Benefits of Contract Purchase Orders for B2B Finance
Contract Purchase Orders deliver strategic benefits beyond operational efficiency. They support long-term relationships, pricing consistency, and scalable growth for B2B organizations.
Reduced Administrative Overhead
By consolidating multiple transactions under a single agreement, CPOs reduce the need for repetitive approvals and documentation.
Stronger Financial Control
Centralized contract management enhances control over pricing, quantities, and exposure, supporting better risk management and compliance.
How Emagia Helps Streamline Contract Purchase Orders
Unified CPO and AR Visibility
Emagia provides a centralized view of contract purchase orders, invoices, and payments, enabling AR teams to manage contract-based transactions with confidence and clarity.
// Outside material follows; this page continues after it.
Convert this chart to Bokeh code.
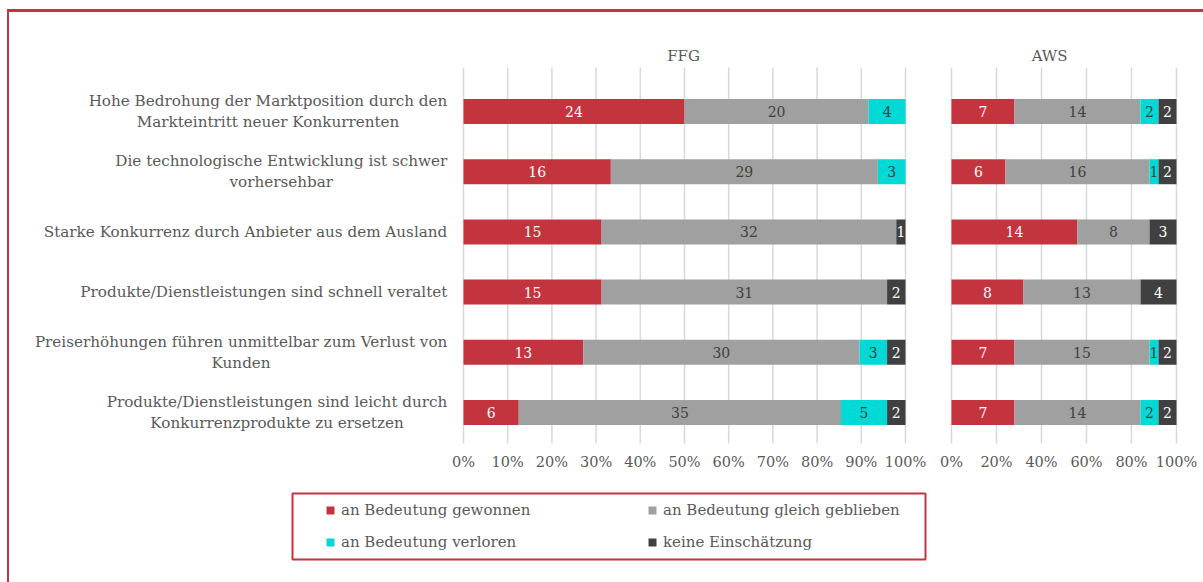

Intelligent Matching and Reconciliation
With AI-driven matching, Emagia automates invoice and payment reconciliation against contract terms, reducing manual effort and accelerating cash application.
Optimized O2C Performance
By integrating CPO management into the broader O2C framework, Emagia helps organizations improve billing accuracy, reduce disputes, and strengthen cashflow outcomes.
Frequently Asked Questions
What is a Contract Purchase Order
A Contract Purchase Order is a long-term agreement that governs multiple transactions under predefined pricing, quantity, and billing terms.
How do Contract Purchase Orders affect accounts receivable
They influence invoicing accuracy, cash application, and reconciliation by requiring alignment with contract terms rather than individual orders.
Why is CPO matching important in O2C
CPO matching ensures that invoices and payments align with contractual obligations, reducing disputes and payment delays.
Can automation improve CPO reconciliation
Yes, automation accelerates matching, reduces errors, and improves visibility into contract balances and payment status.
How do CPOs improve cashflow predictability
Predefined billing schedules and contract terms enable more accurate forecasting and stable cash inflows.